Bellow gazed out at the audience and said, after a pause: "It's like being measured for your coffin." (296)
Bellow was not the only point of resistance: Editors, friends, and lovers finally had a chance to object to one very sore point indeed, their translated presence in his novels. That got to Atlas, who could not convince himself "that it was justifiable for Bellow to diminish his friends and family members by making them 'material' (334)." The biographer might easily become personally embroiled in all "the feuds and skirmishes of the day, the gossip, the scandals, the struggle over who gets to own the narrative" (273).

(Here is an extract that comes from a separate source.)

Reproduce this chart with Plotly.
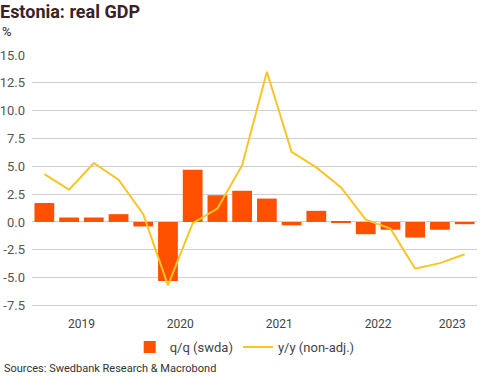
import plotly.graph_objects as go

quarters = ["2019Q1","2019Q2","2019Q3","2019Q4",
            "2020Q1","2020Q2","2020Q3","2020Q4",
            "2021Q1","2021Q2","2021Q3","2021Q4",
            "2022Q1","2022Q2","2022Q3","2022Q4",
            "2023Q1","2023Q2"]
qq = [1.7, 0.4, 0.4, 0.7,
      -0.4, -5.3, 4.7, 2.4,
      2.8, 2.1, -0.3, 1.0,
      -0.1, -1.1, -0.7, -1.4,
      -0.7, -0.2]
yy = [4.3, 2.9, 5.3, 3.8,
      0.7, -5.7, -0.1, 1.2,
      5.1, 13.5, 6.3, 4.9,
      3.1, 0.2, -0.6, -4.2,
      -3.7, -2.9]
years = ["2019", "2020", "2021", "2022", "2023"]
y_ticks = [-7.5, -5.0, -2.5, 0.0, 2.5, 5.0, 7.5, 10.0, 12.5, 15.0]

# year label positions: centre of each year's quarters (category index)
year_pos = []
for yr in years:
    idx = [i for i, q in enumerate(quarters) if q.startswith(yr)]
    year_pos.append(sum(idx) / len(idx))

BAR = "#FF5000"
LINE = "#F8C526"
FONT = "Roboto, Arial, sans-serif"

W, H = 491, 377
MT, MB = 55, 66
PH = H - MT - MB


def py(pix):
    return (H - MB - pix) / PH


fig = go.Figure()
fig.add_trace(go.Bar(x=quarters, y=qq, name="q/q (swda)", marker_color=BAR,
                     marker_line_width=0))
fig.add_trace(go.Scatter(x=quarters, y=yy, name="y/y (non-adj.)", mode="lines",
                         line=dict(color=LINE, width=2)))

fig.update_layout(
    width=W, height=H,
    margin=dict(l=32, r=14, t=MT, b=MB, autoexpand=False),
    paper_bgcolor="white", plot_bgcolor="white",
    font=dict(family=FONT, size=12, color="#555555"),
    bargap=0.2,
    showlegend=True,
    legend=dict(orientation="h", xref="paper", yref="paper",
                x=0.478, xanchor="center", y=py(347), yanchor="middle",
                font=dict(size=13, color="#444444"), itemwidth=30,
                tracegroupgap=0, bgcolor="rgba(0,0,0,0)"),
    title=dict(text="<b>Estonia: real GDP</b>", x=0.0, xanchor="left",
               xref="container", y=1 - 12 / H, yanchor="middle", yref="container",
               font=dict(family=FONT, size=18, color="#3B2226")),
)
fig.update_xaxes(type="category", tickmode="array", tickvals=year_pos,
                 ticktext=years, showgrid=False, zeroline=False,
                 showline=False, ticks="", tickfont=dict(size=12, color="#444444"),
                 ticklabelstandoff=4)
fig.update_yaxes(range=[-8.0, 15.0], tickmode="array", tickvals=y_ticks,
                 ticktext=[f"{v:.1f}" for v in y_ticks],
                 showgrid=True, gridcolor="#D0D0D0", gridwidth=1,
                 zeroline=False, showline=False, ticks="",
                 tickfont=dict(size=13, color="#555555"), ticklabelstandoff=6)

fig.add_annotation(text="%", xref="paper", yref="paper", x=0, xshift=-32,
                   y=py(31), xanchor="left", yanchor="middle",
                   showarrow=False, font=dict(size=13, color="#3B2226"))
fig.add_annotation(text="Sources: Swedbank Research & Macrobond", xref="paper",
                   yref="paper", x=0, xshift=-30, y=py(368),
                   xanchor="left", yanchor="middle", showarrow=False,
                   font=dict(size=11, color="#333333"))

fig.write_html("out.html", config={"displayModeBar": False},
               post_script="document.body.style.margin='0';document.body.style.overflow='hidden';")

The narrative changes continually: Richard Holmes states that the life of Dr. Johnson has been retold more than thirty times, each version coming closer to revealing things that even Boswell did not want to discuss. There are now two hundred lives of Byron. In Britain alone, there are 3500 new titles a year (although they include cult worship of the great by cranks and commercialized knock-offs). To judge by the number of lives of Hemingway over the last two years alone is to see cultural change at work. Atlas, however, repeatedly notes that there are few lives of critics—not because criticism is inherently any worse than other parts of the literary trade, only that it necessarily covers people and ideas of fleeting interest. But when he lists the names of those who (like Edmund Wilson) have disappeared it may make your hand on the keyboard a bit less steady.